● The request: Write the data out again, character for character, with no images.

● Material provided:
— START —
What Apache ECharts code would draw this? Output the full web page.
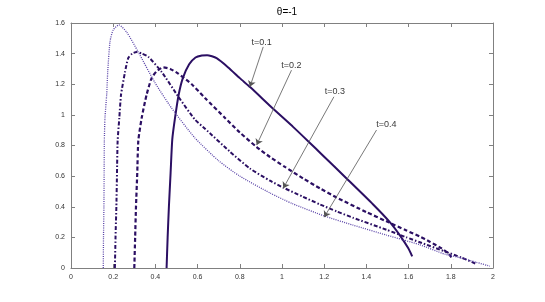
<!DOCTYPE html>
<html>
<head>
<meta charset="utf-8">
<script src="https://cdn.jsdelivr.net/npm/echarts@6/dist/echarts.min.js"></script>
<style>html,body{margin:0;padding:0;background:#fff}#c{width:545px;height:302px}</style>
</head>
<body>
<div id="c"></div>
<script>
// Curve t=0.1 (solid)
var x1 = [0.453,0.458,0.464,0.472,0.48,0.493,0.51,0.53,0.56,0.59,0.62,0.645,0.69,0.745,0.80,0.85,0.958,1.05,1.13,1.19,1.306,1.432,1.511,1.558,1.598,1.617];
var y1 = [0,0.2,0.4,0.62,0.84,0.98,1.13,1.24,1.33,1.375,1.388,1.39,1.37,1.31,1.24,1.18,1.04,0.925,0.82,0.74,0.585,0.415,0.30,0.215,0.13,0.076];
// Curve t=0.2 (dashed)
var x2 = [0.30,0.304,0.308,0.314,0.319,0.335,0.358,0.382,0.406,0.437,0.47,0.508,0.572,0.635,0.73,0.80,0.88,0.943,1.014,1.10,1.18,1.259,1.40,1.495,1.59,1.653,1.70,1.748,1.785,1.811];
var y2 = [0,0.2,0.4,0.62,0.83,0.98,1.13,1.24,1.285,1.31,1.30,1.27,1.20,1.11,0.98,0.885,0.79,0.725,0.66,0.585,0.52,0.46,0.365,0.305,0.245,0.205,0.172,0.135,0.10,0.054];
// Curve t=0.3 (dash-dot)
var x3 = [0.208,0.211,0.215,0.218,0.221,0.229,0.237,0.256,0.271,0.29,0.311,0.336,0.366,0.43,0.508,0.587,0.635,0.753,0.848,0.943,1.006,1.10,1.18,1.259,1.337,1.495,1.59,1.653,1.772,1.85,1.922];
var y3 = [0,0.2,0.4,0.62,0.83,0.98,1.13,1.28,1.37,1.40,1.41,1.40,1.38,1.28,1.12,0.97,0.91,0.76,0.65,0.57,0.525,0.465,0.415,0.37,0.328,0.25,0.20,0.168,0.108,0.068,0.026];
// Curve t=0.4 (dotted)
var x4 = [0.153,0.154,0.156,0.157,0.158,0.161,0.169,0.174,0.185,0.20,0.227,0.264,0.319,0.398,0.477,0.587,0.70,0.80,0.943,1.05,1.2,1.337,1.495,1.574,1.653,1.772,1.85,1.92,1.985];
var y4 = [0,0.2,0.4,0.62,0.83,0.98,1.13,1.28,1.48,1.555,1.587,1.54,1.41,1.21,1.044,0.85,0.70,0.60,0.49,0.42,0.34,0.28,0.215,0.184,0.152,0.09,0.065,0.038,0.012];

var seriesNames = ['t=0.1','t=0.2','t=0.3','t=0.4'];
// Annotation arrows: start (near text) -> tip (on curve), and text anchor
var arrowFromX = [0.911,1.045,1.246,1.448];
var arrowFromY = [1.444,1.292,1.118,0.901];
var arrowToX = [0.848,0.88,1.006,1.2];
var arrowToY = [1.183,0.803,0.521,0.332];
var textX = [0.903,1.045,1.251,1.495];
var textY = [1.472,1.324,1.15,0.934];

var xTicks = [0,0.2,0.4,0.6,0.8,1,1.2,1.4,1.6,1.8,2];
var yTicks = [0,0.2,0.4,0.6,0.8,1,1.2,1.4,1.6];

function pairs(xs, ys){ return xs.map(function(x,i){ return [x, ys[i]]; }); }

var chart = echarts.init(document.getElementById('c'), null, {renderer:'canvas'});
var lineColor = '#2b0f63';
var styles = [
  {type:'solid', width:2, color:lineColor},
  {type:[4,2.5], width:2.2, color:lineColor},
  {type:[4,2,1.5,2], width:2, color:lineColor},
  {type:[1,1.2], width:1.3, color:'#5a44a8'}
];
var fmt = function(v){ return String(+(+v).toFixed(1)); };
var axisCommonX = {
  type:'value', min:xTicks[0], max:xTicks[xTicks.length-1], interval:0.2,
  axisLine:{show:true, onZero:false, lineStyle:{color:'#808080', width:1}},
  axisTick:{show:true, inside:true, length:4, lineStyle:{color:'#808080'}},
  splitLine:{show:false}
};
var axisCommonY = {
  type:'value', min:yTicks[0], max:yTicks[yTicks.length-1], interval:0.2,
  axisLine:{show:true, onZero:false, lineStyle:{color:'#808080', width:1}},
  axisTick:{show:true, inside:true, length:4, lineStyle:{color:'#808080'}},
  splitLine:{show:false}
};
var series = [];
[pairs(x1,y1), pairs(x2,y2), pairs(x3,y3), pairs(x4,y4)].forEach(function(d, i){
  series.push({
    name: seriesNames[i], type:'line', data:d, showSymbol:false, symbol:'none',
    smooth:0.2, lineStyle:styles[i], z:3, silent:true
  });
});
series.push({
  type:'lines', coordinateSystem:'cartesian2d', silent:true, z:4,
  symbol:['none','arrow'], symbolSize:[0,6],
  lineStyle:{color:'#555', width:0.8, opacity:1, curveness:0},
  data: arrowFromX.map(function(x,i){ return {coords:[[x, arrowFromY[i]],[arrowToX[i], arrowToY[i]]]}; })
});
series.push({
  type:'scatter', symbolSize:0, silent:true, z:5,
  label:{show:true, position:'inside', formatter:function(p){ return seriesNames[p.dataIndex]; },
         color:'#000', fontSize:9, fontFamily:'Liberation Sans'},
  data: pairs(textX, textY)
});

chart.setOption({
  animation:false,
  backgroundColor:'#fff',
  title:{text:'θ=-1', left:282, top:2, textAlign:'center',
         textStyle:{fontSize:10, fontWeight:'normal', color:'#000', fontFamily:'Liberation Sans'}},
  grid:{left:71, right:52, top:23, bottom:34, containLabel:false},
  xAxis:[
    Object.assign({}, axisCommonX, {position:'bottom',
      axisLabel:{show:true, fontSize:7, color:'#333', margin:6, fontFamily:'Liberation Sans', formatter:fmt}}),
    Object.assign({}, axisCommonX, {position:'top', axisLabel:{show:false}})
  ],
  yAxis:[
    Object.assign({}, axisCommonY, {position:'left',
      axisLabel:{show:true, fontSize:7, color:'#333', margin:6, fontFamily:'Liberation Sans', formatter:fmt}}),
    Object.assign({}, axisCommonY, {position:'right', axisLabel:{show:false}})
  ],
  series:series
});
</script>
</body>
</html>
— END —
● Task answer:
What Apache ECharts code would draw this? Output the full web page.
<!DOCTYPE html>
<html>
<head>
<meta charset="utf-8">
<script src="https://cdn.jsdelivr.net/npm/echarts@6/dist/echarts.min.js"></script>
<style>html,body{margin:0;padding:0;background:#fff}#c{width:545px;height:302px}</style>
</head>
<body>
<div id="c"></div>
<script>
// Curve t=0.1 (solid)
var x1 = [0.453,0.458,0.464,0.472,0.48,0.493,0.51,0.53,0.56,0.59,0.62,0.645,0.69,0.745,0.80,0.85,0.958,1.05,1.13,1.19,1.306,1.432,1.511,1.558,1.598,1.617];
var y1 = [0,0.2,0.4,0.62,0.84,0.98,1.13,1.24,1.33,1.375,1.388,1.39,1.37,1.31,1.24,1.18,1.04,0.925,0.82,0.74,0.585,0.415,0.30,0.215,0.13,0.076];
// Curve t=0.2 (dashed)
var x2 = [0.30,0.304,0.308,0.314,0.319,0.335,0.358,0.382,0.406,0.437,0.47,0.508,0.572,0.635,0.73,0.80,0.88,0.943,1.014,1.10,1.18,1.259,1.40,1.495,1.59,1.653,1.70,1.748,1.785,1.811];
var y2 = [0,0.2,0.4,0.62,0.83,0.98,1.13,1.24,1.285,1.31,1.30,1.27,1.20,1.11,0.98,0.885,0.79,0.725,0.66,0.585,0.52,0.46,0.365,0.305,0.245,0.205,0.172,0.135,0.10,0.054];
// Curve t=0.3 (dash-dot)
var x3 = [0.208,0.211,0.215,0.218,0.221,0.229,0.237,0.256,0.271,0.29,0.311,0.336,0.366,0.43,0.508,0.587,0.635,0.753,0.848,0.943,1.006,1.10,1.18,1.259,1.337,1.495,1.59,1.653,1.772,1.85,1.922];
var y3 = [0,0.2,0.4,0.62,0.83,0.98,1.13,1.28,1.37,1.40,1.41,1.40,1.38,1.28,1.12,0.97,0.91,0.76,0.65,0.57,0.525,0.465,0.415,0.37,0.328,0.25,0.20,0.168,0.108,0.068,0.026];
// Curve t=0.4 (dotted)
var x4 = [0.153,0.154,0.156,0.157,0.158,0.161,0.169,0.174,0.185,0.20,0.227,0.264,0.319,0.398,0.477,0.587,0.70,0.80,0.943,1.05,1.2,1.337,1.495,1.574,1.653,1.772,1.85,1.92,1.985];
var y4 = [0,0.2,0.4,0.62,0.83,0.98,1.13,1.28,1.48,1.555,1.587,1.54,1.41,1.21,1.044,0.85,0.70,0.60,0.49,0.42,0.34,0.28,0.215,0.184,0.152,0.09,0.065,0.038,0.012];

var seriesNames = ['t=0.1','t=0.2','t=0.3','t=0.4'];
// Annotation arrows: start (near text) -> tip (on curve), and text anchor
var arrowFromX = [0.911,1.045,1.246,1.448];
var arrowFromY = [1.444,1.292,1.118,0.901];
var arrowToX = [0.848,0.88,1.006,1.2];
var arrowToY = [1.183,0.803,0.521,0.332];
var textX = [0.903,1.045,1.251,1.495];
var textY = [1.472,1.324,1.15,0.934];

var xTicks = [0,0.2,0.4,0.6,0.8,1,1.2,1.4,1.6,1.8,2];
var yTicks = [0,0.2,0.4,0.6,0.8,1,1.2,1.4,1.6];

function pairs(xs, ys){ return xs.map(function(x,i){ return [x, ys[i]]; }); }

var chart = echarts.init(document.getElementById('c'), null, {renderer:'canvas'});
var lineColor = '#2b0f63';
var styles = [
  {type:'solid', width:2, color:lineColor},
  {type:[4,2.5], width:2.2, color:lineColor},
  {type:[4,2,1.5,2], width:2, color:lineColor},
  {type:[1,1.2], width:1.3, color:'#5a44a8'}
];
var fmt = function(v){ return String(+(+v).toFixed(1)); };
var axisCommonX = {
  type:'value', min:xTicks[0], max:xTicks[xTicks.length-1], interval:0.2,
  axisLine:{show:true, onZero:false, lineStyle:{color:'#808080', width:1}},
  axisTick:{show:true, inside:true, length:4, lineStyle:{color:'#808080'}},
  splitLine:{show:false}
};
var axisCommonY = {
  type:'value', min:yTicks[0], max:yTicks[yTicks.length-1], interval:0.2,
  axisLine:{show:true, onZero:false, lineStyle:{color:'#808080', width:1}},
  axisTick:{show:true, inside:true, length:4, lineStyle:{color:'#808080'}},
  splitLine:{show:false}
};
var series = [];
[pairs(x1,y1), pairs(x2,y2), pairs(x3,y3), pairs(x4,y4)].forEach(function(d, i){
  series.push({
    name: seriesNames[i], type:'line', data:d, showSymbol:false, symbol:'none',
    smooth:0.2, lineStyle:styles[i], z:3, silent:true
  });
});
series.push({
  type:'lines', coordinateSystem:'cartesian2d', silent:true, z:4,
  symbol:['none','arrow'], symbolSize:[0,6],
  lineStyle:{color:'#555', width:0.8, opacity:1, curveness:0},
  data: arrowFromX.map(function(x,i){ return {coords:[[x, arrowFromY[i]],[arrowToX[i], arrowToY[i]]]}; })
});
series.push({
  type:'scatter', symbolSize:0, silent:true, z:5,
  label:{show:true, position:'inside', formatter:function(p){ return seriesNames[p.dataIndex]; },
         color:'#000', fontSize:9, fontFamily:'Liberation Sans'},
  data: pairs(textX, textY)
});

chart.setOption({
  animation:false,
  backgroundColor:'#fff',
  title:{text:'θ=-1', left:282, top:2, textAlign:'center',
         textStyle:{fontSize:10, fontWeight:'normal', color:'#000', fontFamily:'Liberation Sans'}},
  grid:{left:71, right:52, top:23, bottom:34, containLabel:false},
  xAxis:[
    Object.assign({}, axisCommonX, {position:'bottom',
      axisLabel:{show:true, fontSize:7, color:'#333', margin:6, fontFamily:'Liberation Sans', formatter:fmt}}),
    Object.assign({}, axisCommonX, {position:'top', axisLabel:{show:false}})
  ],
  yAxis:[
    Object.assign({}, axisCommonY, {position:'left',
      axisLabel:{show:true, fontSize:7, color:'#333', margin:6, fontFamily:'Liberation Sans', formatter:fmt}}),
    Object.assign({}, axisCommonY, {position:'right', axisLabel:{show:false}})
  ],
  series:series
});
</script>
</body>
</html>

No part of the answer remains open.